Delta Space Mission: More Than Meets the Eye, by David Bax
1984’s Delta Space Mission, a Romanian animated adventure directed by Calin Cazan and Mircea Toia, wastes almost no time getting into its high velocity, trippy magic. That’s wise because, at only 70 minutes, it doesn’t have much time to waste in the first place. Still, it’s pretty impressive how much the film–newly restored and available on VOD thanks to Deaf Crocodile Films–gets itself in full on, sci-fi, shoot-em-up freak-out gear.
That said, Delta Space Mission is also a seriously talky movie. It’s just that the dialogue is merely a constant background companion to the ray guns, exploding robots, tentacle creatures, etc. A lot of it is absolute mumbo jumbo (including an obsession with bureaucratic protocol that probably pleased Romania’s then communist government) and, for the most part, whether or not one understands the plot should not have much bearing on one’s ability to enjoy the spectacle but, by the end, the story–in which a journalist joins an advanced scientific research mission in deep space in order to report on it and, almost immediately upon her arrival, things go mind-fryingly haywire–does pay off satisfyingly.
In many ways, Delta Space Mission is exactly the kind of movie for which animation was invented. It’s not just the constant forward momentum of the piece, it’s the psychedelic, physics-defying way that bodies and objects mutate and transform with the kind of never ending fluidity one might associate with various forms of music but which other visual arts can’t quite replicate.
Speaking of music, the film’s score is cheesy and dated but in a way that’s irresistible, especially to those of us with some nostalgia for 1980s action/sci-fi TV cartoons like The Transformers, Bionic Six or MASK. It’s full of twinkly synths that are nevertheless upbeat and propulsive.
Those aforementioned shows cranked out scores of episodes a year, though, and the time crunch became apparent in the way they looked. Visually, Delta Space Mission is more carefully crafted. 1973’s Fantastic Planet is a clear inspiration; some of the creature designs even look similar.

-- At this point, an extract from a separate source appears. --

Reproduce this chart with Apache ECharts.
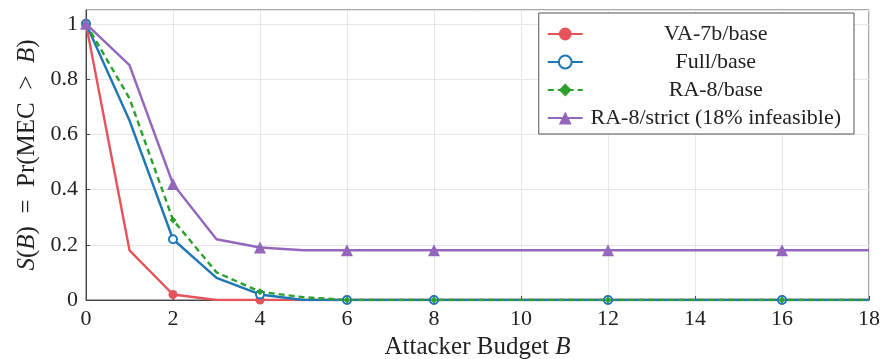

Cazan and Toia never quite reach the depths of existential psychedelia that make René Laloux’s film a masterpiece. Delta Space Mission possesses beneath its kaleidoscopic surface a more recognizable, video game type of logic, in which one challenge must be face after another (rock monsters, sentient waves and so on). Still, it’s more than worthy of the rescue it’s received and more than worth your 70 minutes.